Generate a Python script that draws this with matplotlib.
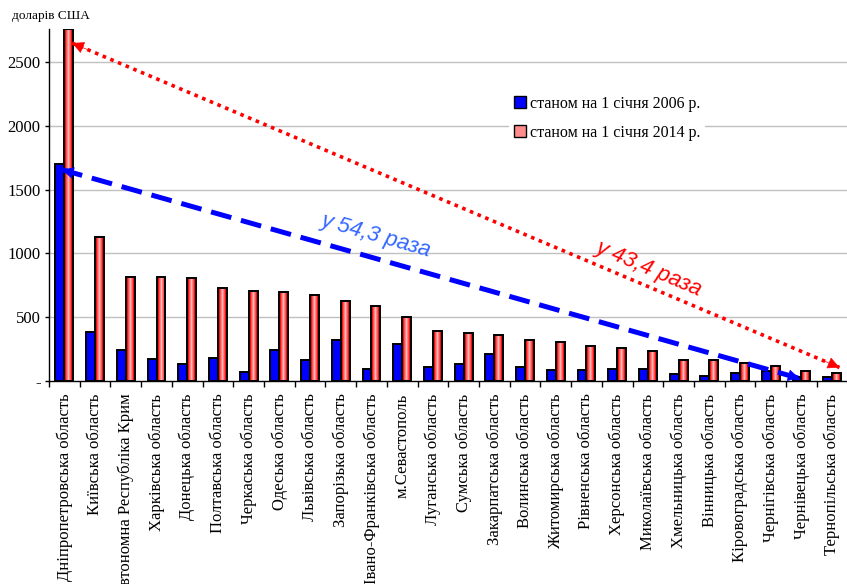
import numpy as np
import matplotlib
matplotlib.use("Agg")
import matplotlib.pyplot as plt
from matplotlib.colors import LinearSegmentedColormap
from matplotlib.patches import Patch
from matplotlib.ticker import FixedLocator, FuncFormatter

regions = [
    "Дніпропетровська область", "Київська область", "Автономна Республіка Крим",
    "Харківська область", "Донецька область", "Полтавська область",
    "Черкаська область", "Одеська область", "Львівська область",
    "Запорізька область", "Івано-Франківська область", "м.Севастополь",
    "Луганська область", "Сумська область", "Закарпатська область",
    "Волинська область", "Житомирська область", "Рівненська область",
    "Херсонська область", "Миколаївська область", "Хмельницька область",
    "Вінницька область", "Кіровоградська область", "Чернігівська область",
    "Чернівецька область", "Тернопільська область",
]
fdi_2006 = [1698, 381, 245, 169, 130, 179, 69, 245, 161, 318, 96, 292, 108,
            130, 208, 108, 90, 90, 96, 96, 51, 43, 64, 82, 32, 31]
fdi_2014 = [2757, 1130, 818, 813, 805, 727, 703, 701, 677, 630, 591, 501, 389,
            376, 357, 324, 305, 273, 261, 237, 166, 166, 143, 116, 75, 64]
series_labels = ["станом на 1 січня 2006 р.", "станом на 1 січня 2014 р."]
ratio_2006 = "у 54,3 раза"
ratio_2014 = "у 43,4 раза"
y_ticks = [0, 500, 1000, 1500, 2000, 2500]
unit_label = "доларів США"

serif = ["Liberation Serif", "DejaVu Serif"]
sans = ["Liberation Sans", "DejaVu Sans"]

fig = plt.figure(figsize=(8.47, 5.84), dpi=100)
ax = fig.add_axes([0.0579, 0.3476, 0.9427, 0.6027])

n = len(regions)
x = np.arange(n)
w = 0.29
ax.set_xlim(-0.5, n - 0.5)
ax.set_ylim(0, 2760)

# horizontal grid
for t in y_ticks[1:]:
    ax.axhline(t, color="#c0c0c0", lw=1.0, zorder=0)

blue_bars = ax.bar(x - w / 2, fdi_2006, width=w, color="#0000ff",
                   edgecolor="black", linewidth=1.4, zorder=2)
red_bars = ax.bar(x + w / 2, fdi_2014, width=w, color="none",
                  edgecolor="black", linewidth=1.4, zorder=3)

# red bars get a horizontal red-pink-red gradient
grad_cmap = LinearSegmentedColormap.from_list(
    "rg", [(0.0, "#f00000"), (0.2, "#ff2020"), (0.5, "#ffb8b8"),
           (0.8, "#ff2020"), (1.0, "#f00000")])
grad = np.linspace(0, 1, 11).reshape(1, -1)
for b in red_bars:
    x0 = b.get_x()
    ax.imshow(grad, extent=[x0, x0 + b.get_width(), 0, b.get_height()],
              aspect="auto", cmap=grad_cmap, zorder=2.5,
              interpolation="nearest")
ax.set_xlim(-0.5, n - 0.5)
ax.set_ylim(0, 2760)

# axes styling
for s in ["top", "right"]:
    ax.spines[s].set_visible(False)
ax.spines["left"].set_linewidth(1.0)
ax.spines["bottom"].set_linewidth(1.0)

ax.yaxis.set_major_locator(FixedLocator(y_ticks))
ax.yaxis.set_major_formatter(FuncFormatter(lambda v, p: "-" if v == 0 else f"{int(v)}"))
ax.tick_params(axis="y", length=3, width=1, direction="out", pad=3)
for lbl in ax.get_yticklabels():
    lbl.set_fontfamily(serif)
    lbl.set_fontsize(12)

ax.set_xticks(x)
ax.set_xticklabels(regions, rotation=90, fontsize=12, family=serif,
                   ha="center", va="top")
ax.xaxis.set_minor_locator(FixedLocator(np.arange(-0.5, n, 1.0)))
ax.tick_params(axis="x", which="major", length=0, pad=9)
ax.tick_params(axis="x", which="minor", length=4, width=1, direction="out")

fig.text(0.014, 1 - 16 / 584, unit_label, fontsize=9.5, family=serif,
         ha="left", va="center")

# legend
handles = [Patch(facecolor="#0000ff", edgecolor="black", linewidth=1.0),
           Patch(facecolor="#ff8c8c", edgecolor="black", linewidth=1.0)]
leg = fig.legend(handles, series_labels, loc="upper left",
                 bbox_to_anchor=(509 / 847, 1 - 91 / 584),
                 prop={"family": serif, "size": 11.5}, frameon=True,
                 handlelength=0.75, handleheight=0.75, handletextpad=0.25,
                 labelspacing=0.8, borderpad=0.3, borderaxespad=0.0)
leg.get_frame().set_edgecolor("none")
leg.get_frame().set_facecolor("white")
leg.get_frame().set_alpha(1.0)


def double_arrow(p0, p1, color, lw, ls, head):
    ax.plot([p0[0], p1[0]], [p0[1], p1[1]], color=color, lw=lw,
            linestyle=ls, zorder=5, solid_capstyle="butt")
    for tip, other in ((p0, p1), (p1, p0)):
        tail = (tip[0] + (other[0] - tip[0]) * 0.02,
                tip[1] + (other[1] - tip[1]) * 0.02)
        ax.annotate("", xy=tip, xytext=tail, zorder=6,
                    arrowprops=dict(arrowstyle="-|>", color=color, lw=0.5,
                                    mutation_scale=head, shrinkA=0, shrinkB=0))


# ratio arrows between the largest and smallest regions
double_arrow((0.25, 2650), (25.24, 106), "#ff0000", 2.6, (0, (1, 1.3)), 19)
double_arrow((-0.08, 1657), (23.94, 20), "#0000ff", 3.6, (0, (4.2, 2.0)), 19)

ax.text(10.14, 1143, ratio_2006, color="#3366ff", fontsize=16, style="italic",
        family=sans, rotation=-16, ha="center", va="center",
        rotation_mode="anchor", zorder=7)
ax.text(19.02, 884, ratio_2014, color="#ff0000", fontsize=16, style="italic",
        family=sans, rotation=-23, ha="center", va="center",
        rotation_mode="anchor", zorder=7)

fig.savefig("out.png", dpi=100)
========================
Skip the pictures, then retype every line above exactly.

Generate a Python script that draws this with matplotlib.
import numpy as np
import matplotlib
matplotlib.use("Agg")
import matplotlib.pyplot as plt
from matplotlib.colors import LinearSegmentedColormap
from matplotlib.patches import Patch
from matplotlib.ticker import FixedLocator, FuncFormatter

regions = [
    "Дніпропетровська область", "Київська область", "Автономна Республіка Крим",
    "Харківська область", "Донецька область", "Полтавська область",
    "Черкаська область", "Одеська область", "Львівська область",
    "Запорізька область", "Івано-Франківська область", "м.Севастополь",
    "Луганська область", "Сумська область", "Закарпатська область",
    "Волинська область", "Житомирська область", "Рівненська область",
    "Херсонська область", "Миколаївська область", "Хмельницька область",
    "Вінницька область", "Кіровоградська область", "Чернігівська область",
    "Чернівецька область", "Тернопільська область",
]
fdi_2006 = [1698, 381, 245, 169, 130, 179, 69, 245, 161, 318, 96, 292, 108,
            130, 208, 108, 90, 90, 96, 96, 51, 43, 64, 82, 32, 31]
fdi_2014 = [2757, 1130, 818, 813, 805, 727, 703, 701, 677, 630, 591, 501, 389,
            376, 357, 324, 305, 273, 261, 237, 166, 166, 143, 116, 75, 64]
series_labels = ["станом на 1 січня 2006 р.", "станом на 1 січня 2014 р."]
ratio_2006 = "у 54,3 раза"
ratio_2014 = "у 43,4 раза"
y_ticks = [0, 500, 1000, 1500, 2000, 2500]
unit_label = "доларів США"

serif = ["Liberation Serif", "DejaVu Serif"]
sans = ["Liberation Sans", "DejaVu Sans"]

fig = plt.figure(figsize=(8.47, 5.84), dpi=100)
ax = fig.add_axes([0.0579, 0.3476, 0.9427, 0.6027])

n = len(regions)
x = np.arange(n)
w = 0.29
ax.set_xlim(-0.5, n - 0.5)
ax.set_ylim(0, 2760)

# horizontal grid
for t in y_ticks[1:]:
    ax.axhline(t, color="#c0c0c0", lw=1.0, zorder=0)

blue_bars = ax.bar(x - w / 2, fdi_2006, width=w, color="#0000ff",
                   edgecolor="black", linewidth=1.4, zorder=2)
red_bars = ax.bar(x + w / 2, fdi_2014, width=w, color="none",
                  edgecolor="black", linewidth=1.4, zorder=3)

# red bars get a horizontal red-pink-red gradient
grad_cmap = LinearSegmentedColormap.from_list(
    "rg", [(0.0, "#f00000"), (0.2, "#ff2020"), (0.5, "#ffb8b8"),
           (0.8, "#ff2020"), (1.0, "#f00000")])
grad = np.linspace(0, 1, 11).reshape(1, -1)
for b in red_bars:
    x0 = b.get_x()
    ax.imshow(grad, extent=[x0, x0 + b.get_width(), 0, b.get_height()],
              aspect="auto", cmap=grad_cmap, zorder=2.5,
              interpolation="nearest")
ax.set_xlim(-0.5, n - 0.5)
ax.set_ylim(0, 2760)

# axes styling
for s in ["top", "right"]:
    ax.spines[s].set_visible(False)
ax.spines["left"].set_linewidth(1.0)
ax.spines["bottom"].set_linewidth(1.0)

ax.yaxis.set_major_locator(FixedLocator(y_ticks))
ax.yaxis.set_major_formatter(FuncFormatter(lambda v, p: "-" if v == 0 else f"{int(v)}"))
ax.tick_params(axis="y", length=3, width=1, direction="out", pad=3)
for lbl in ax.get_yticklabels():
    lbl.set_fontfamily(serif)
    lbl.set_fontsize(12)

ax.set_xticks(x)
ax.set_xticklabels(regions, rotation=90, fontsize=12, family=serif,
                   ha="center", va="top")
ax.xaxis.set_minor_locator(FixedLocator(np.arange(-0.5, n, 1.0)))
ax.tick_params(axis="x", which="major", length=0, pad=9)
ax.tick_params(axis="x", which="minor", length=4, width=1, direction="out")

fig.text(0.014, 1 - 16 / 584, unit_label, fontsize=9.5, family=serif,
         ha="left", va="center")

# legend
handles = [Patch(facecolor="#0000ff", edgecolor="black", linewidth=1.0),
           Patch(facecolor="#ff8c8c", edgecolor="black", linewidth=1.0)]
leg = fig.legend(handles, series_labels, loc="upper left",
                 bbox_to_anchor=(509 / 847, 1 - 91 / 584),
                 prop={"family": serif, "size": 11.5}, frameon=True,
                 handlelength=0.75, handleheight=0.75, handletextpad=0.25,
                 labelspacing=0.8, borderpad=0.3, borderaxespad=0.0)
leg.get_frame().set_edgecolor("none")
leg.get_frame().set_facecolor("white")
leg.get_frame().set_alpha(1.0)


def double_arrow(p0, p1, color, lw, ls, head):
    ax.plot([p0[0], p1[0]], [p0[1], p1[1]], color=color, lw=lw,
            linestyle=ls, zorder=5, solid_capstyle="butt")
    for tip, other in ((p0, p1), (p1, p0)):
        tail = (tip[0] + (other[0] - tip[0]) * 0.02,
                tip[1] + (other[1] - tip[1]) * 0.02)
        ax.annotate("", xy=tip, xytext=tail, zorder=6,
                    arrowprops=dict(arrowstyle="-|>", color=color, lw=0.5,
                                    mutation_scale=head, shrinkA=0, shrinkB=0))


# ratio arrows between the largest and smallest regions
double_arrow((0.25, 2650), (25.24, 106), "#ff0000", 2.6, (0, (1, 1.3)), 19)
double_arrow((-0.08, 1657), (23.94, 20), "#0000ff", 3.6, (0, (4.2, 2.0)), 19)

ax.text(10.14, 1143, ratio_2006, color="#3366ff", fontsize=16, style="italic",
        family=sans, rotation=-16, ha="center", va="center",
        rotation_mode="anchor", zorder=7)
ax.text(19.02, 884, ratio_2014, color="#ff0000", fontsize=16, style="italic",
        family=sans, rotation=-23, ha="center", va="center",
        rotation_mode="anchor", zorder=7)

fig.savefig("out.png", dpi=100)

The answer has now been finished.